What I tried to do was to write simply:
$\exists v \ F^2(v)=\lambda^2v \Rightarrow \exists v \ F(F(v))=\lambda^2v \Rightarrow \exists v \ F(F(v))=\lambda\cdot\lambda\cdot v \ \vee F(F(v))=(-\lambda)\cdot(-\lambda)\cdot v$
But I am stuck here. Thought of applying $F^{-1}$ from both sides, but we don't know if such an operator exists and besides, it would lead me to nothing, I presume.
I will appreciate any help.
Best Answer
If
$F^2v = \lambda^2 v \tag{1}$
with $v \ne 0$, then
$(F^2 - \lambda^2)v = 0, \tag{2}$
so that
$(F + \lambda)(F - \lambda)v = 0; \tag{3}$
if now
$(F -\lambda)v = 0, \tag{4}$
then
$Fv = \lambda v, \tag{5}$
and we are done. If
$(F - \lambda)v \ne 0, \tag{6}$
then (3) shows that
$F(F - \lambda)v = -\lambda(F - \lambda)v, \tag{7}$
showing, with the aid of (6), that $(F - \lambda)v$ is an eigenvector of $F$ with eigenvalue $-\lambda$, and now we are done. QED.

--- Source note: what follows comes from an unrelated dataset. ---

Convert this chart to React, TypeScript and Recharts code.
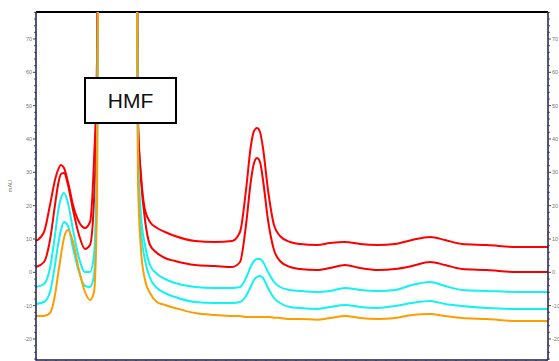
import React from 'react';
import { LineChart, Line, XAxis, YAxis, ReferenceLine } from 'recharts';

// retention time (min)
const TIME = [
  0.0, 0.16, 0.28, 0.38, 0.44, 0.5, 0.56, 0.64, 0.74, 0.86, 0.98, 1.08, 1.16, 1.22, 1.28, 1.64, 1.98,
  2.04, 2.1, 2.18, 2.28, 2.42, 2.58, 2.78, 3.18, 3.58, 3.92, 4.08, 4.2, 4.3, 4.36, 4.42, 4.48, 4.54,
  4.64, 4.76, 4.88, 5.08, 5.28, 5.62, 5.88, 6.18, 6.48, 6.84, 7.18, 7.52, 7.88, 8.18, 8.52, 9.02, 9.62, 10.24,
];

// mAU
const RED_A = [
  9.4, 12.1, 20.2, 27.7, 30.7, 32.2, 31.3, 27.1, 20.2, 15.1, 13.3, 15.1, 33.7, 63.7, 200, 400, 200,
  45.7, 29.2, 18.7, 15.1, 13.3, 12.1, 10.9, 9.4, 9.1, 9.4, 12.1, 24.7, 38.2, 42.4, 43.3, 42.1, 37.3,
  24.7, 14.2, 10.9, 9.1, 8.5, 8.2, 8.8, 9.1, 8.5, 8.2, 8.5, 9.7, 10.6, 9.7, 8.5, 8.2, 7.6, 7.6,
];
const RED_B = [
  1.6, 3.1, 9.7, 20.2, 26.2, 29.5, 29.8, 26.2, 18.7, 11.2, 7.0, 8.2, 21.7, 54.7, 200, 400, 200,
  44.2, 27.7, 15.7, 8.2, 5.8, 4.3, 3.4, 2.2, 1.9, 1.6, 3.1, 14.2, 27.7, 32.8, 34.3, 33.1, 27.7,
  15.7, 6.7, 3.4, 1.6, 1.0, 0.7, 1.3, 2.2, 1.3, 0.7, 1.0, 1.9, 3.1, 2.2, 1.0, 0.7, 0.1, 0.1,
];
const CYAN_A = [
  -4.4, -3.5, 1.3, 11.2, 18.1, 22.3, 23.8, 20.8, 12.7, 4.3, 0.1, 0.1, 5.2, 36.7, 200, 400, 200,
  36.7, 17.2, 8.2, 2.2, -0.5, -2.0, -3.2, -4.4, -4.7, -4.7, -4.4, -1.7, 1.9, 3.4, 4.0, 4.0, 3.1,
  0.1, -2.9, -4.4, -5.3, -5.6, -5.9, -5.6, -4.7, -5.3, -5.6, -5.3, -3.8, -2.9, -4.1, -5.3, -5.6, -5.9, -5.9,
];
const CYAN_B = [
  -9.5, -8.9, -5.9, 2.2, 8.2, 12.7, 15.1, 13.9, 7.3, 0.1, -4.1, -4.4, -0.8, 24.7, 200, 400, 200,
  32.2, 12.7, 3.7, -1.7, -4.7, -6.2, -7.4, -8.9, -9.2, -9.2, -8.9, -7.1, -4.1, -2.3, -1.4, -1.1, -1.7,
  -4.7, -7.7, -9.2, -10.4, -10.7, -11.0, -10.4, -9.8, -10.4, -10.7, -10.1, -9.2, -8.6, -9.5, -10.1, -10.7, -11.0, -11.0,
];
const ORANGE = [
  -13.1, -13.1, -12.2, -6.8, -0.8, 5.2, 10.3, 12.7, 9.1, 0.7, -5.9, -8.3, -5.9, 21.7, 200, 400, 200,
  27.7, 6.7, -2.3, -6.2, -8.9, -9.8, -10.7, -12.2, -12.8, -13.1, -13.1, -13.4, -13.4, -13.4, -13.4, -13.4, -13.4,
  -13.4, -13.6, -13.7, -14.0, -14.0, -14.2, -13.7, -13.1, -13.7, -14.0, -13.7, -12.8, -12.5, -13.1, -13.7, -14.0, -14.6, -14.6,
];

const SERIES = [
  { key: 'redA', values: RED_A, color: '#ff0000' },
  { key: 'redB', values: RED_B, color: '#f80000' },
  { key: 'cyanA', values: CYAN_A, color: '#12f2f2' },
  { key: 'cyanB', values: CYAN_B, color: '#12f2f2' },
  { key: 'orange', values: ORANGE, color: '#ff9c00' },
];

const Y_MIN = -26.3;
const Y_MAX = 78.1;
const X_MAX = 10.24;

const steps = (from: number, to: number, step: number) => {
  const out: number[] = [];
  for (let v = from; v <= to + 1e-9; v += step) out.push(Math.round(v * 100) / 100);
  return out;
};
const Y_TICKS = steps(-26, 78, 2);
const X_TICKS = steps(0, 10.2, 0.2);

const rows = TIME.map((t, i) => {
  const row: Record<string, number> = { t };
  SERIES.forEach((s) => (row[s.key] = s.values[i]));
  return row;
});

const AXIS = '#1c1c3c';
const MINOR = '#2a2aa8';

function YTick(props: any) {
  const { x, y, payload, side } = props;
  const major = payload.value % 10 === 0;
  const dir = side === 'left' ? -1 : 1;
  return (
    <g>
      <line x1={x} x2={x + dir * (major ? 3 : 1.8)} y1={y} y2={y} stroke={major ? '#444' : MINOR} strokeWidth={1} />
      {major && (
        <text x={x + dir * 4} y={y} dy="0.35em" textAnchor={dir < 0 ? 'end' : 'start'} fontSize={5.5} fill="#777" fontFamily="Liberation Sans, Arial, sans-serif">
          {payload.value}
        </text>
      )}
    </g>
  );
}

function XTick(props: any) {
  const { x, y, payload } = props;
  const major = Math.abs(payload.value - Math.round(payload.value)) < 1e-6;
  return <line x1={x} x2={x} y1={y} y2={y + (major ? 4 : 2)} stroke={MINOR} strokeWidth={1.2} />;
}

export default function App() {
  return (
    <div style={{ position: 'absolute', left: 0, top: 0, width: 559, height: 361, overflow: 'hidden', background: '#fff' }}>
      <LineChart width={559} height={385} data={rows} margin={{ top: 12, right: 0, bottom: 0, left: 0 }}>
        <XAxis
          dataKey="t"
          type="number"
          domain={[0, X_MAX]}
          ticks={X_TICKS}
          interval={0}
          height={25}
          tickSize={0}
          tickMargin={0}
          tick={<XTick />}
          axisLine={{ stroke: AXIS, strokeWidth: 1.5 }}
        />
        <YAxis
          yAxisId="left"
          orientation="left"
          width={36}
          domain={[Y_MIN, Y_MAX]}
          allowDataOverflow
          ticks={Y_TICKS}
          interval={0}
          tickSize={0}
          tickMargin={0}
          tick={(p: any) => <YTick {...p} side="left" />}
          axisLine={{ stroke: AXIS, strokeWidth: 1.5 }}
          label={{
            content: ({ viewBox }: any) => (
              <text
                x={viewBox.x + 12}
                y={viewBox.y + viewBox.height / 2}
                transform={`rotate(-90 ${viewBox.x + 12} ${viewBox.y + viewBox.height / 2})`}
                textAnchor="middle"
                fontSize={5.5}
                fill="#777"
                fontFamily="Liberation Sans, Arial, sans-serif"
              >
                mAU
              </text>
            ),
          }}
        />
        <YAxis
          yAxisId="right"
          orientation="right"
          width={11}
          domain={[Y_MIN, Y_MAX]}
          allowDataOverflow
          ticks={Y_TICKS}
          interval={0}
          tickSize={0}
          tickMargin={0}
          tick={(p: any) => <YTick {...p} side="right" />}
          axisLine={{ stroke: AXIS, strokeWidth: 1.5 }}
        />
        <ReferenceLine yAxisId="left" y={Y_MAX} stroke="#000" strokeWidth={2} />
        {SERIES.map((s) => (
          <Line
            key={s.key}
            yAxisId="left"
            type="monotone"
            dataKey={s.key}
            stroke={s.color}
            strokeWidth={2}
            dot={false}
            isAnimationActive={false}
          />
        ))}
      </LineChart>
      <div
        style={{
          position: 'absolute',
          left: 84,
          top: 77,
          width: 93,
          height: 47,
          boxSizing: 'border-box',
          border: '2px solid #000',
          background: '#fff',
          display: 'flex',
          alignItems: 'center',
          justifyContent: 'center',
          fontFamily: 'Liberation Sans, Arial, sans-serif',
          fontSize: 21,
          color: '#111',
        }}
      >
        HMF
      </div>
    </div>
  );
}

Note Added in Edit, Wednesday 7 May 2014 11:00 PM PST: I'm always drawn to properties of infinite dimensional vector spaces $V$, and operators on them, which make no reference either to any topology on $V$ or continuity or boundedness of the operators. In the present case we can illustrate by means of an example: let $V = C^\infty(\Bbb R, \Bbb C)$ be the space of infinitely differentiable complex valued functions on the real line $\Bbb R$, and let $F = (d/dx):C^\infty(\Bbb R, \Bbb C) \to C^\infty(\Bbb R, \Bbb C)$ be the derivative operator. Then for any $0 \ne k \in \Bbb R$, we can consider the eigenvalue $-k^2$ of $F^2 = (d^2/dx^2)$; we have $F^2(A\sin kt + B\cos kt) = -k^2(A\sin kt + B\cos kt)$ for $A, B \in \Bbb R$, and we see that $F - ik = (d/dx) - ik$ does not annihilate $(A\sin kt + B\cos kt)$; it follows that $(d/dx - ik)(A\sin kt + B\cos kt)$ is an eigenfunction of $d/dx$ with eigenvalue $-ik$; of course, this is a close-to-trivial example, but I think it points in an interesting direction. And neither a topology on $C^\infty(\Bbb R, \Bbb C)$ nor continuity of $F$ enter in to this "little" result. End of Note.
Final Note, Added Saturday 10 May 2014 1:28 PM PST: This is the answer which put me over 10k! Yessss!!! End of Note.
Hope this helps. Cheerio,
and as always,
Fiat Lux!!!